Tanah di antara dua kompleks bangunan itulah-dari arah utara ke selatan merupakan garis tanah perbatasan tanpa pagar dan tapal bangunan-yang menjadi garis batas, seperti disepakati di meja perundingan antara Belanda-Inggris pada 16 Mei 1895 di ‘sGravenhage, Belanda.
Tercatat, garis itu terletak pada 141 derajat 1 menit 47 detik bujur timur (BT), menurut peta bumi formal. Pokoknya, dari pantai utara yang kelihatan indah dari samping kios penjual sosis, garis maya 141 derajat BT itu menerobos langsung ke selatan dengan lurus, lalu itu berkelit mengikuti lengkung Sungai Fly, kemudian ikut garis lurus 141 derajat BT sampai ketemu ujung batas pantai selatan.
Warga pribumi di kawasan itu tentunya tidak tahu kalau nasib mereka telah dicerai-beraikan oleh “kesepakatan” di atas meja rapat orang-orang bule pada 112 tahun silam. Yones pun menganggap hal itu bukan urusan adat sukunya. Pokoknya, yang mereka tahu, tanah Papua RI dan tanah Papua Niugini di sekitar daerah perbatasan itu sama-sama tanah milik adat mereka.
Orang-orang di sana sangat tahu, kalau daerah perbatasan itu tidak mungkin dijaga habis-habisan oleh polisi dan tentara. Makanya, banyak jalur yang amat memungkinkan mereka keluar-masuk untuk membawa barang selundupan. Bahkan, diduga pula menjadi jalur gelap ganja.
Bagi Yones Muttang dan warga sekampungnya dari klen marga Muttang, Lomo, Nali, dan Retto, kehidupan sehari-hari mereka tidak bergantung pada warganya di pe-en-je. Mereka hanyalah petani kebun sirih, pinang, keladi, kacang tanah, kacang panjang, buncis, kol, tomat, ubi, dan lainnya, plus nelayan di laut pantai kampungnya. Ya khas dan tipikal ala kehidupan orang Papua di pesisir lainnya.
Meski pada tahun 1980-an daerah adatnya sempat disebut daerah “merah” alias kawasan bahaya gerombolan pengacau keamanan, rutinitas kehidupan mereka tetap sebagai pedagang ulang-alik Skouw-Pasar Abepura meski harus bayar ongkos angkutan taksi yang besar. Paling tidak ongkosnya minimal Rp 25.000 per hari.
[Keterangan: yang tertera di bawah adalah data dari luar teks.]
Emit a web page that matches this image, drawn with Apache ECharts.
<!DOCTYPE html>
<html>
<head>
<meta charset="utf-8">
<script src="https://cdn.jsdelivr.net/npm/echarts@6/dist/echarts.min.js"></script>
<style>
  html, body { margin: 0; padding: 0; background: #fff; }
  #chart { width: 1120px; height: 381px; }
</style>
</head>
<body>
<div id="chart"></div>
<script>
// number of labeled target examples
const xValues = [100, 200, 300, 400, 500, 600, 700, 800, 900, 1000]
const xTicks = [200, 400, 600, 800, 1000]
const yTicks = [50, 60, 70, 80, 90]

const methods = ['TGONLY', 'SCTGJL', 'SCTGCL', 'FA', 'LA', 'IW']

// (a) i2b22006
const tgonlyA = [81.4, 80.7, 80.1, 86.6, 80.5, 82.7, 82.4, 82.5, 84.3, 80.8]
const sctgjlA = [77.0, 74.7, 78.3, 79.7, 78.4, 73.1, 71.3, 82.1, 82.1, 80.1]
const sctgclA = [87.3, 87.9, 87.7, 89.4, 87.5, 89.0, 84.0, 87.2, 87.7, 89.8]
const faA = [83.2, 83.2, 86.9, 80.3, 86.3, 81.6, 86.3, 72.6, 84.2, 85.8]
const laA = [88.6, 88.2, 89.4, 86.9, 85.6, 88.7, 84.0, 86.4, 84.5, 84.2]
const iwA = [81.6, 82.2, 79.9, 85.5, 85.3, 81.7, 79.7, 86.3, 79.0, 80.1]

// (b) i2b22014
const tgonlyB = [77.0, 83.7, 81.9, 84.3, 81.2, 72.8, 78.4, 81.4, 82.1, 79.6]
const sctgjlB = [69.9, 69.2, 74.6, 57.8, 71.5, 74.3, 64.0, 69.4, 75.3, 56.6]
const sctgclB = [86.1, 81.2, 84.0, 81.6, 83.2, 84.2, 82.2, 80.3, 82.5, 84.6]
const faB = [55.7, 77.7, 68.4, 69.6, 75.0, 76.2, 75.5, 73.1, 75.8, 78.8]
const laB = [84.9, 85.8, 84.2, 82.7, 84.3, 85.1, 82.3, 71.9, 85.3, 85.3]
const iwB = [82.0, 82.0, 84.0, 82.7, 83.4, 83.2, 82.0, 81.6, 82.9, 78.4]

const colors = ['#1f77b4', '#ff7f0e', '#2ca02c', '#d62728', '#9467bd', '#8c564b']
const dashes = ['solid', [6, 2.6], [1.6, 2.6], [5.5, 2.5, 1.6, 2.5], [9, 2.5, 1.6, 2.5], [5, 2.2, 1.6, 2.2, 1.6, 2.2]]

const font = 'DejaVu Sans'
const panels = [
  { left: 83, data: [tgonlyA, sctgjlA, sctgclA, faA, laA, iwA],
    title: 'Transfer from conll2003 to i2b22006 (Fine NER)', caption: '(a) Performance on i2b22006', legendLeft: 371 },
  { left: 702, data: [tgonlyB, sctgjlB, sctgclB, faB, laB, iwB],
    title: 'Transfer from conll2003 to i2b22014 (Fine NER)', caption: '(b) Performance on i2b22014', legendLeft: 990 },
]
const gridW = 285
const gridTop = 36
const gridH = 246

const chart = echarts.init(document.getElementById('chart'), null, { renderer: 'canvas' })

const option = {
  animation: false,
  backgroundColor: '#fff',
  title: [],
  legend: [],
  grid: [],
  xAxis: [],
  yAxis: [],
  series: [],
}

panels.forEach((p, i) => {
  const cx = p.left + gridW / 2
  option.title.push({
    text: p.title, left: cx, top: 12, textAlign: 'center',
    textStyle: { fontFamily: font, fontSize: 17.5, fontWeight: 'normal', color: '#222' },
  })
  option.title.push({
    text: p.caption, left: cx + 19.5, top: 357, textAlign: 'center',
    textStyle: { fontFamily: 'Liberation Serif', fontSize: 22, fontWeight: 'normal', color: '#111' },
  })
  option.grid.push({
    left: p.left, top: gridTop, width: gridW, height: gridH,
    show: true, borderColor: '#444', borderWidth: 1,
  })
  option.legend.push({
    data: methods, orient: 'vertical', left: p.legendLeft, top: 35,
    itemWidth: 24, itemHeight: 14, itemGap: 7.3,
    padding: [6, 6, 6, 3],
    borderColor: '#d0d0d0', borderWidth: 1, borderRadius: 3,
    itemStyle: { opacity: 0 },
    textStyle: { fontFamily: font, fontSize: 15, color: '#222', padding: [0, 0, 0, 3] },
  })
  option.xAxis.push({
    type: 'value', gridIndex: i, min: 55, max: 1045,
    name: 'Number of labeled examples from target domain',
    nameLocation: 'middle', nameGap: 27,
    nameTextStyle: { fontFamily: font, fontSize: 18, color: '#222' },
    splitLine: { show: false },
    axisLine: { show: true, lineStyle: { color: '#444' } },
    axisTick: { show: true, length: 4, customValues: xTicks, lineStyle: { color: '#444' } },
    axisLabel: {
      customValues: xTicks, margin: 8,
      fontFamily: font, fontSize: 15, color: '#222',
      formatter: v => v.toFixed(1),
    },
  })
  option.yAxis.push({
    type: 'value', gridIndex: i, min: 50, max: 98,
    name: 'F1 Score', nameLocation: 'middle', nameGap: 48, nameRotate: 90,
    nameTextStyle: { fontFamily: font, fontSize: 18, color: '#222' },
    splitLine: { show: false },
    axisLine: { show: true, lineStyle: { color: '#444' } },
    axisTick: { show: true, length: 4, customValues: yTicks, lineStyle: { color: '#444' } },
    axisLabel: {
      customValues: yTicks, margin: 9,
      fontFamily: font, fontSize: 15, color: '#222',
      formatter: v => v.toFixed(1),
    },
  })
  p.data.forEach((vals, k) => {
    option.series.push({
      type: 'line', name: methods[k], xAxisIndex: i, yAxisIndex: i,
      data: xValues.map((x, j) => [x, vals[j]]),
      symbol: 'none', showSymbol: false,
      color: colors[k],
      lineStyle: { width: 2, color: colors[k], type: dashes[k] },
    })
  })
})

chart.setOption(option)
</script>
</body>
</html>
“Pinang Skouw terkenal bagus, sirihnya juga begitu. Dari sirih-pinang rata-rata kitongdapa Rp 300.000 per bulan. Tapi harga beras su Rp 12.000 per kilo. Minyak lampu Rp 7.000 per liter,” ujar ondoafi atau kepala klen Skouwsei itu.
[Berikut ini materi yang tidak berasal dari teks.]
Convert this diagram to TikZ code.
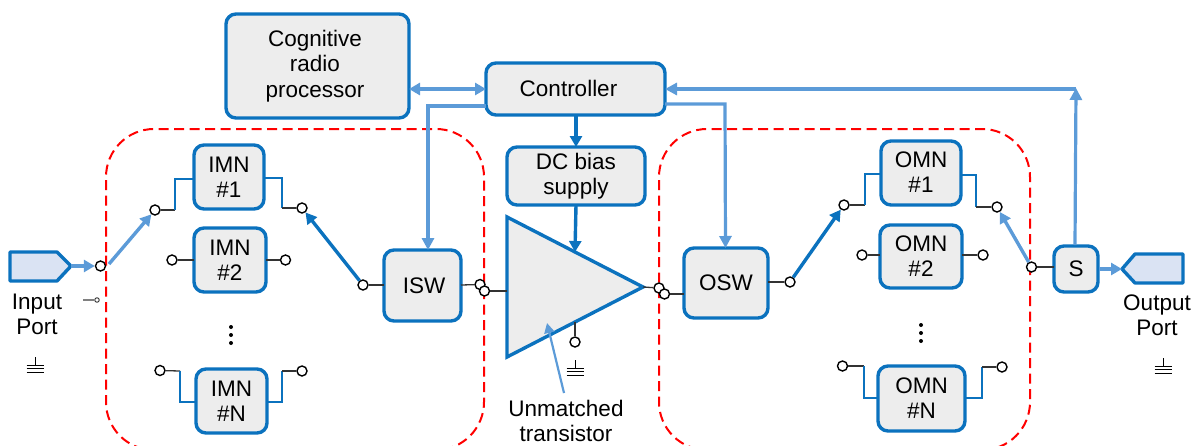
\documentclass[tikz,border=0pt]{standalone}
\usepackage{fontspec}
\setmainfont{Liberation Sans}
\usetikzlibrary{arrows.meta}
\definecolor{dkblue}{HTML}{0B72BE}
\definecolor{ltblue}{HTML}{5C9BD8}
\definecolor{boxfill}{HTML}{EDEDED}
\definecolor{portfill}{HTML}{DAE3F3}
\definecolor{wire}{HTML}{333333}
\tikzset{
  x=1pt,y=-1pt,
  blk/.style={draw=dkblue,line width=3.4pt,fill=boxfill,rounded corners=10pt,inner sep=0pt,align=center,font=\fontsize{22.5}{25}\selectfont},
  lbl/.style={font=\fontsize{22.5}{25}\selectfont,align=center,inner sep=0pt},
  term/.style={circle,draw=black,fill=white,line width=1.4pt,minimum size=10pt,inner sep=0pt},
  blw/.style={draw=dkblue,line width=2pt},
  wr/.style={draw=wire,line width=1.3pt},
  darrow/.style={draw=dkblue,line width=3.4pt,-{Triangle[length=11pt,width=12pt]}},
  larrow/.style={draw=ltblue,line width=3.4pt,-{Triangle[length=11pt,width=12pt]}},
  thinl/.style={draw=ltblue,line width=3.2pt,-{Triangle[length=12pt,width=12pt]}},
  region/.style={draw=red,line width=2pt,dash pattern=on 10pt off 5.5pt,rounded corners=48pt},
  gnd/.style={draw=black,line width=1pt},
  dotm/.style={circle,fill=black,minimum size=4pt,inner sep=0pt},
}
\newcommand{\blockat}[6]{\node[blk,minimum width=#4pt-#2pt,minimum height=#5pt-#3pt] (#1) at ({(#2+#4)/2},{(#3+#5)/2}) {#6};}
\newcommand{\gndat}[3]{\draw[gnd] (#1,#2) -- (#1,#2+8) (#1-8.5,#2+8) -- (#1+8.5,#2+8) (#1-8.5,#2+11.5) -- (#1+8.5,#2+11.5) (#1-8.5,#2+15) -- (#1+8.5,#2+15);}
\begin{document}
\begin{tikzpicture}
\useasboundingbox (0,0) rectangle (1192,445);
\begin{scope}
\clip (0,0) rectangle (1192,445);
\draw[region] (106,300) -- (106,129) -- (484,129) -- (484,450) -- (106,450) -- cycle;
\draw[region] (659,300) -- (659,129) -- (1030,129) -- (1030,450) -- (659,450) -- cycle;
\end{scope}
% blocks
\blockat{crp}{226}{14}{409}{118}{\hspace*{-5pt}\raisebox{4pt}{Cognitive}\\\hspace*{-5pt}\raisebox{4pt}{radio}\\\hspace*{-5pt}\raisebox{3.5pt}{processor}}
\blockat{ctl}{486}{63}{665}{115}{\hspace*{-14pt}\raisebox{1.5pt}{Controller}}
\blockat{dcb}{507}{147}{645}{205}{DC bias\\supply}
\blockat{isw}{384}{250}{461}{321}{\hspace*{3pt}ISW}
\blockat{osw}{684}{248}{768}{318}{OSW}
\blockat{imna}{194}{145}{264}{209}{IMN\\\#1}
\blockat{imnb}{194}{228}{266}{292}{IMN\\\#2}
\blockat{imnn}{196}{369}{267}{433}{IMN\\\#N}
\blockat{omna}{881}{141}{961}{205}{\raisebox{2pt}{OMN}\\\raisebox{2pt}{\#1}}
\blockat{omnb}{880}{225}{962}{288}{OMN\\\#2}
\blockat{omnn}{878}{366}{965}{431}{OMN\\\#N}
\blockat{sw}{1054}{246}{1098}{292}{S}
% transistor
\coordinate (tra) at (507,217);
\coordinate (trb) at (507,357);
\coordinate (trc) at (643,287);
\draw[draw=dkblue,fill=boxfill,line width=3.4pt,line join=miter] (tra) -- (trb) -- (trc) -- cycle;
% ports
\coordinate (ipt) at (71,266);
\coordinate (opt) at (1122,269);
\draw[draw=dkblue,fill=portfill,line width=3.4pt,line join=round] (10,252) -- (57,252) -- (ipt) -- (57,281) -- (10,281) -- cycle;
\draw[draw=dkblue,fill=portfill,line width=3.4pt,line join=round] (1183,254) -- (1135,254) -- (opt) -- (1135,283) -- (1183,283) -- cycle;
% terminals
\node[term] (ti) at (100.5,266) {};
\node[term] (a1l) at (155,210) {};
\node[term] (a1r) at (302,208) {};
\node[term] (a2l) at (172,260) {};
\node[term] (a2r) at (285.5,260) {};
\node[term] (anl) at (160,370.5) {};
\node[term] (anr) at (302,371) {};
\node[term] (isi) at (363,285) {};
\node[term] (iso1) at (480,284.5) {};
\node[term] (iso2) at (484.5,291) {};
\node[term] (tro1) at (659,288) {};
\node[term] (tro2) at (664.5,294) {};
\node[term] (oso) at (790,282) {};
\node[term] (b1l) at (844,205) {};
\node[term] (b1r) at (997,207) {};
\node[term] (b2l) at (862,255) {};
\node[term] (b2r) at (983,255) {};
\node[term] (bnl) at (842.5,366) {};
\node[term] (bnr) at (1002,367) {};
\node[term] (soi) at (1031.5,267) {};
\node[term] (trg) at (575,342) {};
\node[circle,draw=wire,fill=white,line width=0.9pt,minimum size=4.5pt,inner sep=0pt] (stray) at (97,300) {};
\coordinate (strayl) at (83,300);
\draw[wr,draw=gray] (strayl) -- (stray);
% IMN wiring
\coordinate (c1) at (175,210); \coordinate (c2) at (282,208);
\coordinate (c3) at (180,371); \coordinate (c4) at (282,371);
\draw[wr] (a1l) -- (c1);
\draw[blw] (c1) -- (175,179) -- (194,179);
\draw[blw] (264,178) -- (282,178) -- (c2);
\draw[wr] (c2) -- (a1r);
\draw[wr] (a2l) -- (194,260) (266,260) -- (a2r);
\draw[wr] (anl) -- (c3);
\draw[blw] (c3) -- (180,402) -- (196,402);
\draw[blw] (267,402) -- (282,402) -- (c4);
\draw[wr] (c4) -- (anr);
% OMN wiring
\coordinate (d1) at (865,205); \coordinate (d2) at (976,207);
\coordinate (d3) at (864,366); \coordinate (d4) at (982,367);
\draw[wr] (b1l) -- (d1);
\draw[blw] (d1) -- (865,174) -- (881,174);
\draw[blw] (961,175) -- (976,175) -- (d2);
\draw[wr] (d2) -- (b1r);
\draw[wr] (b2l) -- (880,255) (962,255) -- (b2r);
\draw[wr] (bnl) -- (d3);
\draw[blw] (d3) -- (864,398) -- (878,398);
\draw[blw] (965,398) -- (982,398) -- (d4);
\draw[wr] (d4) -- (bnr);
% RF wires
\draw[wr] (isi) -- (384,285);
\draw[wr] (461,285) -- (iso1);
\draw[wr] (iso2) -- (507,291);
\draw[wr] (trc) -- (tro1);
\draw[wr] (tro2) -- (684,294);
\draw[wr] (768,282) -- (oso);
\draw[wr] (soi) -- (1054,267);
\draw[wr] (575,322) -- (trg);
% arrows
\draw[larrow] (ipt) -- (ti);
\coordinate (swi) at (109,264);
\draw[larrow] (swi) -- (a1l);
\draw[darrow] (isi) -- (a1r);
\draw[darrow] (oso) -- (b1l);
\draw[larrow] (soi) -- (b1r);
\draw[larrow] (1099,269) -- (opt);
\draw[draw=ltblue,line width=3.2pt,{Triangle[length=11pt,width=12pt]}-{Triangle[length=11pt,width=12pt]}] (409,89) -- (486,89);
\draw[thinl] (486,106) -- (428,106) -- (428,250);
\draw[thinl] (665,104) -- (725,104) -- (725.5,248);
\draw[thinl] (1076,89) -- (665,89);
\draw[thinl] (1075,245) -- (1076,88);
\draw[darrow] (576,115) -- (576,147);
\draw[darrow] (576,205) -- (575,252);
\coordinate (ldr) at (564,393);
\draw[draw=ltblue,line width=2.2pt,-{Triangle[length=10pt,width=10pt]}] (ldr) -- (547,323);
% labels
\node[lbl] (inl) at (37,314.5) {Input\\Port};
\node[lbl] (outl) at (1157,315) {Output\\Port};
\node[lbl] (utl) at (566,421) {Unmatched\\transistor};
% grounds
\gndat{35}{357}{}
\gndat{575}{360}{}
\gndat{1163}{358}{}
% ellipsis dots
\foreach \n/\xx/\yy in {l1/231/327,l2/231/335,l3/231/343,r1/921/325,r2/921/333,r3/921/341}
  \node[dotm] (dot\n) at (\xx,\yy) {};
\end{tikzpicture}
\end{document}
“Kecil, kecil sekali pendapatan dari hasil tani, tara sebanding dengan harga barang lain. Makanya kami tara bisa kaya ha-ha-ha,” katanya tertawa lebar.
Lupakan jadi orang kaya sebab Yones kelihatannya senang karena di sekitar kampungnya sudah tidak banyak pos jaga polisi dan tentara. Juga Yones dan kawan-kawan tetap bebas berkata sa pi perbatasan dan ke “luar negeri” meski hanya duduk-duduk dengan kerabatnya sambil mengunyah pinang-sirih. Mungkin sambil melamunkan nasibnya sebagai warga negara kesatuan RI yang hidup di ujung timur perbatasan, jauh dari orang pusat di barat. Hebat.